#### The task
Word for word, copy all the data and drop the pictures.
--- Start of Information provided ---
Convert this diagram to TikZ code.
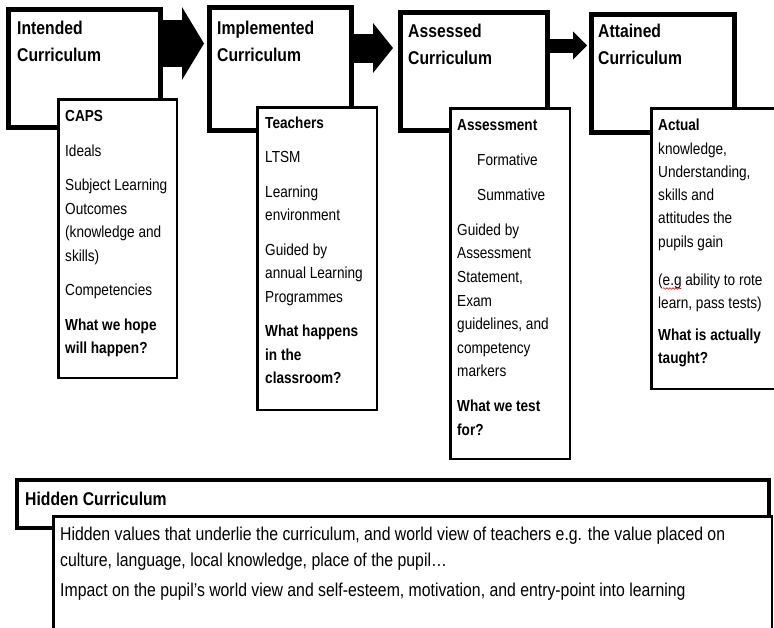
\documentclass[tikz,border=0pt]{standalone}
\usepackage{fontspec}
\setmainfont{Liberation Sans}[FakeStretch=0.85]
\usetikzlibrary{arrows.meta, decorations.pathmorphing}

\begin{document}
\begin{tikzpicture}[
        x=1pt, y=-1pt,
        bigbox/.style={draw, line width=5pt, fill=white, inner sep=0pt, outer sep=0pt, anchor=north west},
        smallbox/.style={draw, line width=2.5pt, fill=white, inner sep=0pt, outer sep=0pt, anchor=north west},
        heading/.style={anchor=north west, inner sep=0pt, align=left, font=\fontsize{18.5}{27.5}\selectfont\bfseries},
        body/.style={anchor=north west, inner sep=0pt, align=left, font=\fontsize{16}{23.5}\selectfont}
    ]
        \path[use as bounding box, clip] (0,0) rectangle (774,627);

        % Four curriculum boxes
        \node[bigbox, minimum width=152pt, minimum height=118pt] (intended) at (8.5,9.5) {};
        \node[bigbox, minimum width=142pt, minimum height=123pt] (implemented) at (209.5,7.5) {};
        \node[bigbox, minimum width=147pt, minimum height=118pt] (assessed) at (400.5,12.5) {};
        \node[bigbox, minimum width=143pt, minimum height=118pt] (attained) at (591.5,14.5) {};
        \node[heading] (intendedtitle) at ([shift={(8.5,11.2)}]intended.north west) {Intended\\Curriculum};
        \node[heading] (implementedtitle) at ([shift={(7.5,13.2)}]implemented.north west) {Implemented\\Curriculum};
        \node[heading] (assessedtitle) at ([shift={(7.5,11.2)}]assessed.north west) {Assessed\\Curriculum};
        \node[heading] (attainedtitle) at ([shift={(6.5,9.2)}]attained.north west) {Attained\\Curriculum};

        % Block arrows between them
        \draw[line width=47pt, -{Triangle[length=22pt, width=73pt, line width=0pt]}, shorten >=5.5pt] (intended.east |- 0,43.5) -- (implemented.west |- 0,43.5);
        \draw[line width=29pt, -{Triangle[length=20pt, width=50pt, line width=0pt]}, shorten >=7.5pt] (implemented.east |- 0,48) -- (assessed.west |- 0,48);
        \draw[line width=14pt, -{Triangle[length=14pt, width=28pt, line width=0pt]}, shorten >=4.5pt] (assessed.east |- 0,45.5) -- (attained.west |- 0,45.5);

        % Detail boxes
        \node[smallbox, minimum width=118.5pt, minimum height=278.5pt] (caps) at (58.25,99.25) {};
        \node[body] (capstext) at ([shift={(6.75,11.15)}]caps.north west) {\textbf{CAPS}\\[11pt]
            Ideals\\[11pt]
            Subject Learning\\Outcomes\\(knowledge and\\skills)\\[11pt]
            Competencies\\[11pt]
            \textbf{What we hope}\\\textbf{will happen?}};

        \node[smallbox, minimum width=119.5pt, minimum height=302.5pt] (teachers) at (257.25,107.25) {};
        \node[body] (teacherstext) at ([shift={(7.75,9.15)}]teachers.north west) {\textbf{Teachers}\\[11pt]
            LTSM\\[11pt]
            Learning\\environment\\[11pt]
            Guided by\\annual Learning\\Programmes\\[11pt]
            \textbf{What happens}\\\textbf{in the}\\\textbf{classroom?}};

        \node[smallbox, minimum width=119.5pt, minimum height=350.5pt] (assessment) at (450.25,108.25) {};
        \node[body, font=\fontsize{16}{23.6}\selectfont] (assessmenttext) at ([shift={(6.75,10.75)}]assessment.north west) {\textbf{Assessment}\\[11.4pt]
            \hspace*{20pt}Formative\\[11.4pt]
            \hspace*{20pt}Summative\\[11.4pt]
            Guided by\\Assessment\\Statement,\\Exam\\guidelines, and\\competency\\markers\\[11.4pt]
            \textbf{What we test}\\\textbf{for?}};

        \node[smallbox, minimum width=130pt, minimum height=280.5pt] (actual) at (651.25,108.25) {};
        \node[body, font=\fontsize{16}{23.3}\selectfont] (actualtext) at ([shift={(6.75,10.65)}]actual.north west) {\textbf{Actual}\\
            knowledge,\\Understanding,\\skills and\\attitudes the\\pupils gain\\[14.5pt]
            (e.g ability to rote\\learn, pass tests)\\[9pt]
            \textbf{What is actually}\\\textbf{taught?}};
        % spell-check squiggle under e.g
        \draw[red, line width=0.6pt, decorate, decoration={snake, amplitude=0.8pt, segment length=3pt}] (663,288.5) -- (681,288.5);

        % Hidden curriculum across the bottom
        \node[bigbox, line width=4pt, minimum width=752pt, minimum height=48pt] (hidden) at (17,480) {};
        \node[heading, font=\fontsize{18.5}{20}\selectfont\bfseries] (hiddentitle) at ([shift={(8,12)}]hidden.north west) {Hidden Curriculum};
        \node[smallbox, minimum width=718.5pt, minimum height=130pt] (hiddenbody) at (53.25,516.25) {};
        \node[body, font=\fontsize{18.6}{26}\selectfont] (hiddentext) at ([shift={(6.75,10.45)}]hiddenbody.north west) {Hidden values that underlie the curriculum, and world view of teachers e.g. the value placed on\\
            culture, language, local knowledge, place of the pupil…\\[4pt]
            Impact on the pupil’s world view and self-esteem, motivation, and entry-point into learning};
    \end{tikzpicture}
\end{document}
--- End of Information provided ---
#### Worked solution
Convert this diagram to TikZ code.
\documentclass[tikz,border=0pt]{standalone}
\usepackage{fontspec}
\setmainfont{Liberation Sans}[FakeStretch=0.85]
\usetikzlibrary{arrows.meta, decorations.pathmorphing}

\begin{document}
\begin{tikzpicture}[
        x=1pt, y=-1pt,
        bigbox/.style={draw, line width=5pt, fill=white, inner sep=0pt, outer sep=0pt, anchor=north west},
        smallbox/.style={draw, line width=2.5pt, fill=white, inner sep=0pt, outer sep=0pt, anchor=north west},
        heading/.style={anchor=north west, inner sep=0pt, align=left, font=\fontsize{18.5}{27.5}\selectfont\bfseries},
        body/.style={anchor=north west, inner sep=0pt, align=left, font=\fontsize{16}{23.5}\selectfont}
    ]
        \path[use as bounding box, clip] (0,0) rectangle (774,627);

        % Four curriculum boxes
        \node[bigbox, minimum width=152pt, minimum height=118pt] (intended) at (8.5,9.5) {};
        \node[bigbox, minimum width=142pt, minimum height=123pt] (implemented) at (209.5,7.5) {};
        \node[bigbox, minimum width=147pt, minimum height=118pt] (assessed) at (400.5,12.5) {};
        \node[bigbox, minimum width=143pt, minimum height=118pt] (attained) at (591.5,14.5) {};
        \node[heading] (intendedtitle) at ([shift={(8.5,11.2)}]intended.north west) {Intended\\Curriculum};
        \node[heading] (implementedtitle) at ([shift={(7.5,13.2)}]implemented.north west) {Implemented\\Curriculum};
        \node[heading] (assessedtitle) at ([shift={(7.5,11.2)}]assessed.north west) {Assessed\\Curriculum};
        \node[heading] (attainedtitle) at ([shift={(6.5,9.2)}]attained.north west) {Attained\\Curriculum};

        % Block arrows between them
        \draw[line width=47pt, -{Triangle[length=22pt, width=73pt, line width=0pt]}, shorten >=5.5pt] (intended.east |- 0,43.5) -- (implemented.west |- 0,43.5);
        \draw[line width=29pt, -{Triangle[length=20pt, width=50pt, line width=0pt]}, shorten >=7.5pt] (implemented.east |- 0,48) -- (assessed.west |- 0,48);
        \draw[line width=14pt, -{Triangle[length=14pt, width=28pt, line width=0pt]}, shorten >=4.5pt] (assessed.east |- 0,45.5) -- (attained.west |- 0,45.5);

        % Detail boxes
        \node[smallbox, minimum width=118.5pt, minimum height=278.5pt] (caps) at (58.25,99.25) {};
        \node[body] (capstext) at ([shift={(6.75,11.15)}]caps.north west) {\textbf{CAPS}\\[11pt]
            Ideals\\[11pt]
            Subject Learning\\Outcomes\\(knowledge and\\skills)\\[11pt]
            Competencies\\[11pt]
            \textbf{What we hope}\\\textbf{will happen?}};

        \node[smallbox, minimum width=119.5pt, minimum height=302.5pt] (teachers) at (257.25,107.25) {};
        \node[body] (teacherstext) at ([shift={(7.75,9.15)}]teachers.north west) {\textbf{Teachers}\\[11pt]
            LTSM\\[11pt]
            Learning\\environment\\[11pt]
            Guided by\\annual Learning\\Programmes\\[11pt]
            \textbf{What happens}\\\textbf{in the}\\\textbf{classroom?}};

        \node[smallbox, minimum width=119.5pt, minimum height=350.5pt] (assessment) at (450.25,108.25) {};
        \node[body, font=\fontsize{16}{23.6}\selectfont] (assessmenttext) at ([shift={(6.75,10.75)}]assessment.north west) {\textbf{Assessment}\\[11.4pt]
            \hspace*{20pt}Formative\\[11.4pt]
            \hspace*{20pt}Summative\\[11.4pt]
            Guided by\\Assessment\\Statement,\\Exam\\guidelines, and\\competency\\markers\\[11.4pt]
            \textbf{What we test}\\\textbf{for?}};

        \node[smallbox, minimum width=130pt, minimum height=280.5pt] (actual) at (651.25,108.25) {};
        \node[body, font=\fontsize{16}{23.3}\selectfont] (actualtext) at ([shift={(6.75,10.65)}]actual.north west) {\textbf{Actual}\\
            knowledge,\\Understanding,\\skills and\\attitudes the\\pupils gain\\[14.5pt]
            (e.g ability to rote\\learn, pass tests)\\[9pt]
            \textbf{What is actually}\\\textbf{taught?}};
        % spell-check squiggle under e.g
        \draw[red, line width=0.6pt, decorate, decoration={snake, amplitude=0.8pt, segment length=3pt}] (663,288.5) -- (681,288.5);

        % Hidden curriculum across the bottom
        \node[bigbox, line width=4pt, minimum width=752pt, minimum height=48pt] (hidden) at (17,480) {};
        \node[heading, font=\fontsize{18.5}{20}\selectfont\bfseries] (hiddentitle) at ([shift={(8,12)}]hidden.north west) {Hidden Curriculum};
        \node[smallbox, minimum width=718.5pt, minimum height=130pt] (hiddenbody) at (53.25,516.25) {};
        \node[body, font=\fontsize{18.6}{26}\selectfont] (hiddentext) at ([shift={(6.75,10.45)}]hiddenbody.north west) {Hidden values that underlie the curriculum, and world view of teachers e.g. the value placed on\\
            culture, language, local knowledge, place of the pupil…\\[4pt]
            Impact on the pupil’s world view and self-esteem, motivation, and entry-point into learning};
    \end{tikzpicture}
\end{document}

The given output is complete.